See, that's a huge problem with making film versions of television shows: the studio needs to count on getting the hardcore fans into the theater, so they have to give those fans what they want. But they also need to bring in a much broader mainstream audience, so they have to spend a lot of time and energy bringing non-fans up to speed, often at the expense of those same hardcore fans. Studio marketing departments have an incredible challenge, too: they have to convince the hardcores that the movie is worth watching, while also convincing the rest of the audience that they won't need to be a fan of the TV show to enjoy the film. More often than not, in an effort to make everybody happy, they make nobody happy, and then the studios can claim that film versions of television shows just don't work.
Of course, Star Trek IV is a massive exception to this rule, but it was the only Star Trek film to successfully find vast mainstream success, and while that was mostly because of the quality of the writing -- you could enjoy it without ever watching another Star Trek episode -- at the time, Star Trek was already 20 years old; it's not like a lot of people didn't know at least something about the characters and mythos.
So here's my idea: when you have a passionate, built-in audience for a specialized show, like Firefly, or Babylon 5, (or some non-Sci-Fi show, even,) instead of trying to make a big and expensive theatrical feature that just won't cross over into the mainstream audience, and give the studio an excuse to kill the entire show, why not take the money you'd spend on one big movie, and use it to produce a full season that would be released on first-run DVD, in stores or on the intertubes?
Assuming that the show in question has already been taken off the network, the hardcore fans that the studio or network wants so badly to get into the theater would most likely leap at the opportunity to have more. Unlike a one-shot movie, they don't have to waste time and resources introducing characters to the audience, and they can focus on telling stories and developing characters that the creators are passionate about. (To borrow a phrase from Joel Hodgson, "We don't ask ourselves, 'Will anyone get this?' We say to ourselves, 'the right people will get this.'") They could even write stories that may be considered too "inside baseball" for television, because the self-selecting audience that buys the DVD would know enough about the characters and mythos to grok and enjoy it.
This isn't a revolutionary idea, and I'm sure people like JMS have thought about this already, but since I haven't seen it written down anywhere else, I'm opening the discussion. Would this work or not? The only real issue, as far as I can tell, is whether the hardcore audience for Show X is big enough to financially support a a project like the one I'm suggesting.
UPDATE: Well, it looks like JMS is already doing this. Why am I not surprised?
From WWdN:ix reader L.E.M.:
JMS is writing/producing/directing a series of direct to DVD Babylon 5 movies. Called Babylon 5: The Lost Tales, the first one, Voices in the Dark starts shooting in Vancouver in November:
Date: 3 Oct 2006 00:17:35 -0700
I'm kind of up against it right now on an assortment of deadlines, so this'll be quick, but I did want to address some of the questions that have been asked.
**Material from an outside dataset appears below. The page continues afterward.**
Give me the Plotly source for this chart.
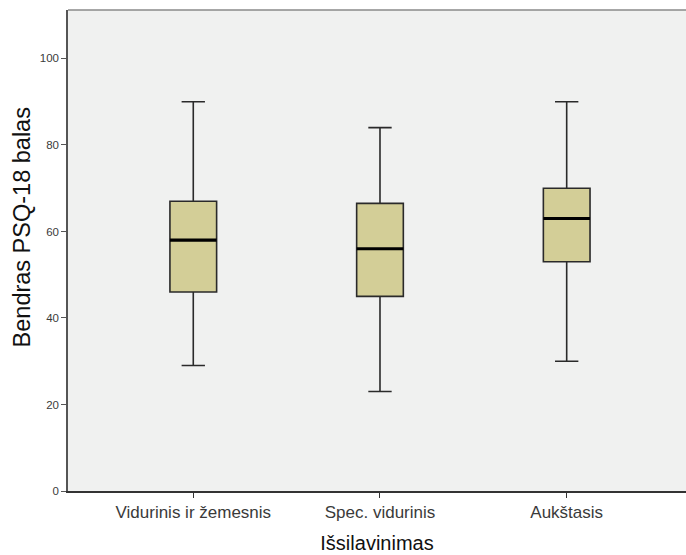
import plotly.graph_objects as go

# Boxplot of the overall PSQ-18 score by education level
categories = ["Vidurinis ir žemesnis", "Spec. vidurinis", "Aukštasis"]
lower_whisker = [29, 23, 30]
q1 = [46, 45, 53]
median = [58, 56, 63]
q3 = [67, 66.5, 70]
upper_whisker = [90, 84, 90]
y_ticks = [0, 20, 40, 60, 80, 100]

BOX_WIDTH = 0.25
FILL = "#D3CE97"
LINE = "#2a2a2a"
BG = "#F0F1F0"
FONT = "Liberation Sans, Arial, sans-serif"

fig = go.Figure()
xs = list(range(len(categories)))

for i, cat in enumerate(categories):
    fig.add_trace(go.Box(
        x=[xs[i]],
        q1=[q1[i]], median=[median[i]], q3=[q3[i]],
        lowerfence=[lower_whisker[i]], upperfence=[upper_whisker[i]],
        name=cat,
        width=BOX_WIDTH,
        whiskerwidth=0.5,
        fillcolor=FILL,
        line=dict(color=LINE, width=1.6),
        boxpoints=False,
        hoverinfo="skip",
        showlegend=False,
    ))
    # heavier median bar drawn on top of the box
    fig.add_trace(go.Scatter(
        x=[xs[i] - BOX_WIDTH / 2, xs[i] + BOX_WIDTH / 2],
        y=[median[i], median[i]],
        mode="lines",
        line=dict(color="#000000", width=3.2),
        hoverinfo="skip",
        showlegend=False,
    ))

fig.update_layout(
    width=686, height=555,
    margin=dict(l=68, r=0, t=10, b=64),
    paper_bgcolor="white",
    plot_bgcolor=BG,
    font=dict(family=FONT, color="#222"),
    showlegend=False,
    shapes=[dict(type="line", xref="paper", yref="paper", x0=0, x1=1, y0=1, y1=1,
                 line=dict(color="#8a8a8a", width=1.5))],
    annotations=[dict(
        text="Bendras PSQ-18 balas", textangle=-90,
        xref="paper", yref="paper", x=-0.0744, y=0.548,
        xanchor="center", yanchor="middle", showarrow=False,
        font=dict(size=23.5, color="#111"),
    )],
)

fig.update_xaxes(
    range=[-0.671, 2.639],
    tickvals=xs, ticktext=categories,
    ticks="outside", ticklen=5, tickcolor="#333", tickwidth=1.2,
    tickfont=dict(size=17, color="#3a3a3a"),
    showline=True, linecolor="#333", linewidth=1.5,
    showgrid=False, zeroline=False,
    title=dict(text="Išsilavinimas", font=dict(size=20, color="#111"), standoff=15),
)

fig.update_yaxes(
    range=[0, 111.2],
    tickvals=y_ticks,
    ticks="outside", ticklen=5, tickcolor="#555", tickwidth=1.2,
    tickfont=dict(size=11.5, color="#3a3a3a"),
    showline=True, linecolor="#555", linewidth=1.5,
    showgrid=False, zeroline=False,
)

fig.write_html("out.html")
Yes, we're shooting this HD, so this is going to be quite a learning curve for me as a director, since I've never shot HD before. There's also a HUGE amount of green-screen involved, so again, lots of learning to be done.
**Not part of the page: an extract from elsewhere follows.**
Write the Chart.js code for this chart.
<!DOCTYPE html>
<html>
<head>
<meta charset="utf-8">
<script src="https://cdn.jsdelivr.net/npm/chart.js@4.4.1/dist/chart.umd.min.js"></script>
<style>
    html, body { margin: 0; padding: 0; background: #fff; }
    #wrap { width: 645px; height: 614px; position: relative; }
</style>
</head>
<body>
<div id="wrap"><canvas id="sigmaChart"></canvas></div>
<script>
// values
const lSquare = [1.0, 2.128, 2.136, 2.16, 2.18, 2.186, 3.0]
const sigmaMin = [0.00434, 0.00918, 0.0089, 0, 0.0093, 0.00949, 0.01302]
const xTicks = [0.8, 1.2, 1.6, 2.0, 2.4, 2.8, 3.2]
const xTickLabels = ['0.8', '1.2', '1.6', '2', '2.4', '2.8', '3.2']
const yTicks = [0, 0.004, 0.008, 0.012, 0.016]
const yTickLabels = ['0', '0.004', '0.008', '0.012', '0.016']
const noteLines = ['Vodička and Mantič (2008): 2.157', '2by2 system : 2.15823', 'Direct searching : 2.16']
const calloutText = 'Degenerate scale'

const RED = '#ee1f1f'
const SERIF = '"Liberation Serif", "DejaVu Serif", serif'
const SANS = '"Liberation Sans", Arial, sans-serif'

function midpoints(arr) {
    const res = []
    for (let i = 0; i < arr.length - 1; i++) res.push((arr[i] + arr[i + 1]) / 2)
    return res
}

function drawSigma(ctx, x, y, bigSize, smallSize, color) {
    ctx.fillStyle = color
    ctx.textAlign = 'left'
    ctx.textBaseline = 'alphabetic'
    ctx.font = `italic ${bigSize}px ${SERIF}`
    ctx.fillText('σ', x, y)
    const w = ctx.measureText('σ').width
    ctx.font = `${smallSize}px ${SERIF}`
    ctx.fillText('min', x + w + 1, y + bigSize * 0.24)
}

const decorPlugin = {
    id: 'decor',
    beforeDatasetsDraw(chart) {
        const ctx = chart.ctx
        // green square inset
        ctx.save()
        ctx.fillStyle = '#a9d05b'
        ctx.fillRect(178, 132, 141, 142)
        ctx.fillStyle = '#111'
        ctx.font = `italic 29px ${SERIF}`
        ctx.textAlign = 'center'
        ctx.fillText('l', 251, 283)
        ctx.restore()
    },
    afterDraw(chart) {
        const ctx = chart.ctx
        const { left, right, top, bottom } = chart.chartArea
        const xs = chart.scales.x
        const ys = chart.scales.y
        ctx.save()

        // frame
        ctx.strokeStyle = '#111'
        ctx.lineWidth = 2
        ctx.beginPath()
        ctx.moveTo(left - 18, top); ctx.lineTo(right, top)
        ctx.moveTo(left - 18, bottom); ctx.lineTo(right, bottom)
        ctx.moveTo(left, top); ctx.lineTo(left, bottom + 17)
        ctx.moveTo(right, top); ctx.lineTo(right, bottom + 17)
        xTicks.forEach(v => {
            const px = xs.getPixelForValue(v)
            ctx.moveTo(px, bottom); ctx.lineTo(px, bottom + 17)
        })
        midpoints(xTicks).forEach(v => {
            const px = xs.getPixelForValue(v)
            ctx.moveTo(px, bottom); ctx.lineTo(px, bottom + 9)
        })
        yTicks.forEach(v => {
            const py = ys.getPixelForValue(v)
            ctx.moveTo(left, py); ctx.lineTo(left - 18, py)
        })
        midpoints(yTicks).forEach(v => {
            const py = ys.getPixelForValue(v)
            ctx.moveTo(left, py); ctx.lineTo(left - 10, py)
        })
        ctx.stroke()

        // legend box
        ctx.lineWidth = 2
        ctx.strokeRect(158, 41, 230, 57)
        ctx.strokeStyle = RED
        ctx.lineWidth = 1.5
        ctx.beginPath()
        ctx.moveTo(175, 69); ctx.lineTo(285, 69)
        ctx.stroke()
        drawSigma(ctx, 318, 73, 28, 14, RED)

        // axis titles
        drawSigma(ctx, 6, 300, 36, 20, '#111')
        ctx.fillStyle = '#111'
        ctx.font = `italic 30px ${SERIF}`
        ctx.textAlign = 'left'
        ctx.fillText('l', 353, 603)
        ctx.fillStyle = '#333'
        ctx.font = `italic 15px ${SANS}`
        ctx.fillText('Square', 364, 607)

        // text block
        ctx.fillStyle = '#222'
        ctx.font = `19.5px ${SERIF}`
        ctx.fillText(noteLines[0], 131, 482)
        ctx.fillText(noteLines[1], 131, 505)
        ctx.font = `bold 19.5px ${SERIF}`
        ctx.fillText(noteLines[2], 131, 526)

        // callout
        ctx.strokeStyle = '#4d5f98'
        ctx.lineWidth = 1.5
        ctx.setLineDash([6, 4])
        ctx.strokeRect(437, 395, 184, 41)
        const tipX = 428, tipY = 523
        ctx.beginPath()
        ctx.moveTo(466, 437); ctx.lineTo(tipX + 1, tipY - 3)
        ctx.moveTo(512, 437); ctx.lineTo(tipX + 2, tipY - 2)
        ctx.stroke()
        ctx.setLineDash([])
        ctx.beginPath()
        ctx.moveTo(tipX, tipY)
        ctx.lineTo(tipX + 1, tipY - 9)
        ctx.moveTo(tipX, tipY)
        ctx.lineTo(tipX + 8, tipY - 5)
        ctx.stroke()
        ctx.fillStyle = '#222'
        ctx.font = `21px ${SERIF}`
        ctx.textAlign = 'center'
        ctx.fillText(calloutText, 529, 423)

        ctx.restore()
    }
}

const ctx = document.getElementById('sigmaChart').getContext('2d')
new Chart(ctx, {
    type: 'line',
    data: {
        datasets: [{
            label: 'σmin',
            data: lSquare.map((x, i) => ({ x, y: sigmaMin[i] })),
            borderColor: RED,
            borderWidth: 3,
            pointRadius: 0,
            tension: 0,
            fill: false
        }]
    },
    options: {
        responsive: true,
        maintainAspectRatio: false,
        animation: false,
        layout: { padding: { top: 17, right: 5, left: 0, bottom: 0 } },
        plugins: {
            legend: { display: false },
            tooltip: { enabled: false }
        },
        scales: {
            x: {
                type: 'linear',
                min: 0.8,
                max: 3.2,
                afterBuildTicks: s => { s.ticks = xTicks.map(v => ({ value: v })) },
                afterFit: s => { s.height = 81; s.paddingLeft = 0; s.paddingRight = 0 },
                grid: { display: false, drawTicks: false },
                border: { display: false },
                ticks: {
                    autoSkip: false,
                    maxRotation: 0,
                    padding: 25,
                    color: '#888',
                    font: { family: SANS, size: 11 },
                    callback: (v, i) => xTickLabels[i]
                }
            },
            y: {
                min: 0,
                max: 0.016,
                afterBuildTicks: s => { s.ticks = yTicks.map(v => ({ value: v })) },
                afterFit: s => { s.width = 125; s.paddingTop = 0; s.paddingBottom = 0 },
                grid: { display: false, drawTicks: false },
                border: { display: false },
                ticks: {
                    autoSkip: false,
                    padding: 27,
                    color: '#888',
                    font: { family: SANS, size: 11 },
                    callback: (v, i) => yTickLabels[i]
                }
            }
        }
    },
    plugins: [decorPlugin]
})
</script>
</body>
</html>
For those who are getting the B5 scripts books -- and eventually the B5:TLT scripts will be released -- you'll notice a substantial difference between them and these scripts in that I decided to kind of direct them on the page more than usual: calling out specific angles and camera directions, locations and setups more than in any prior B5 script. It probably resembles an animation script more than a standard TV script, because it incorporates my directorial notes, shot for shot, as we go.
The first three-segment DVD is called "Voices in the Dark." We've narrowed down the cast, and hope to have their deals closed this week. There are already ten crew members working on this thing up in Vancouver, pulling together stages, offices and other prep work. The first day of shooting will likely be either November 13th or 14th (due to a Canadian holiday). The last twiddlings to the script should be done by this coming Monday. Storyboarding starts the end of this week.
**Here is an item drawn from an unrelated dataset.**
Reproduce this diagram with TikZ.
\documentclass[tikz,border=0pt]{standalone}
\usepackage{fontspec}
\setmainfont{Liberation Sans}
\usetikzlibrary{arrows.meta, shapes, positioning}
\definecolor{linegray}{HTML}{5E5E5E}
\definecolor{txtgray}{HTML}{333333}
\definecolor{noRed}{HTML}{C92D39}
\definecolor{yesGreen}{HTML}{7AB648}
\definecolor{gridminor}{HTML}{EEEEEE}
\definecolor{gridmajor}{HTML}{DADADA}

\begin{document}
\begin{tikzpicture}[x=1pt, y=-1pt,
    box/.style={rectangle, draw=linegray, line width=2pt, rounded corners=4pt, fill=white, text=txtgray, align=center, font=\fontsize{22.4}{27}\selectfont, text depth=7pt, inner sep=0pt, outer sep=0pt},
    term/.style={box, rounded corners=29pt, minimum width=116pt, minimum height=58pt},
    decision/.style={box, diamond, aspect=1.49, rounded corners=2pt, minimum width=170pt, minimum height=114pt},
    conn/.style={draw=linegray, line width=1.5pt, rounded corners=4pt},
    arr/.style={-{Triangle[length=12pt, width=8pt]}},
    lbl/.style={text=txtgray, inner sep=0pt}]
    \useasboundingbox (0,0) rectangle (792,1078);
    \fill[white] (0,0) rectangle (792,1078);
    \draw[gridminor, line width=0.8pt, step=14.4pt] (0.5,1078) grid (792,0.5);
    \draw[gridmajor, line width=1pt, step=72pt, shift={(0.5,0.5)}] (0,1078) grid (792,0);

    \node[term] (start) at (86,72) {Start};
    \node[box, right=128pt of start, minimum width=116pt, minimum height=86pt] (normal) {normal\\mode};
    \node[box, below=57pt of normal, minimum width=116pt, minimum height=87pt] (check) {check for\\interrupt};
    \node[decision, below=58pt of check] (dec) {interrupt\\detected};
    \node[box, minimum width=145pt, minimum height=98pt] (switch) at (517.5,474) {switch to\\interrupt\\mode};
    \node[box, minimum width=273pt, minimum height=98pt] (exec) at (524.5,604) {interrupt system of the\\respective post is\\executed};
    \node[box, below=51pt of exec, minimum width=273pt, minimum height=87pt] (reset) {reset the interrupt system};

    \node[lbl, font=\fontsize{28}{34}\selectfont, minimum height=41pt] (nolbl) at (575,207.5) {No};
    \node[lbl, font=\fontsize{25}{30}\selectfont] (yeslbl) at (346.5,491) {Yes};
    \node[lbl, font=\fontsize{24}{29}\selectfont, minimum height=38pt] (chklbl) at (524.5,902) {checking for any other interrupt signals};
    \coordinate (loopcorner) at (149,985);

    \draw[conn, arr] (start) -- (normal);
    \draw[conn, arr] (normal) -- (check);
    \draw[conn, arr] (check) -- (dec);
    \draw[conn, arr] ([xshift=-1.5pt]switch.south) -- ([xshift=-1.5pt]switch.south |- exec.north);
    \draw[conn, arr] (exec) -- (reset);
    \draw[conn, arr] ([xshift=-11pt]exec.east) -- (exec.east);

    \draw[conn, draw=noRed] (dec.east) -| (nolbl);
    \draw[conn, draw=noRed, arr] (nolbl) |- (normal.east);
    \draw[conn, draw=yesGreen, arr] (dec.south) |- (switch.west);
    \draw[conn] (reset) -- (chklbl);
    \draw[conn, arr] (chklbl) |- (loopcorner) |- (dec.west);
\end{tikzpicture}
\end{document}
It's balls-to-the-wall right now, but it should be fun in the end.
message content (c) 2006
synthetic worlds, ltd.
permission to reprint
specifically denied to
I absolutely love that "permission to reprint is specifically denied to SFX magazine." Maybe JMS has the same relationship with SFX that I have with Entertainment We(a)kly.
UPDATE 2: I just want to clarify something that may be unclear, based on several comments. I'm not suggesting that creators skip television entirely and go straight to DVD. Someday that will most likely be a viable business model, but right now, it's too financial risky. I promise you, though, when the penetration of high-speed intertubes reaches some industry-defined critical mass worldwide, there will be a golden opportunity for a someone to broadcast specialized programming directly to a truly global audience. This will be a nightmare for the unions and licensees, but it's coming.
Anyway, my idea (which doesn't seem to have resonated with too many other people) was that after a series had been canceled by the network, rather than take it to the big screen for one last hurrah, creators could take it to DVD for 13 last hurrahs.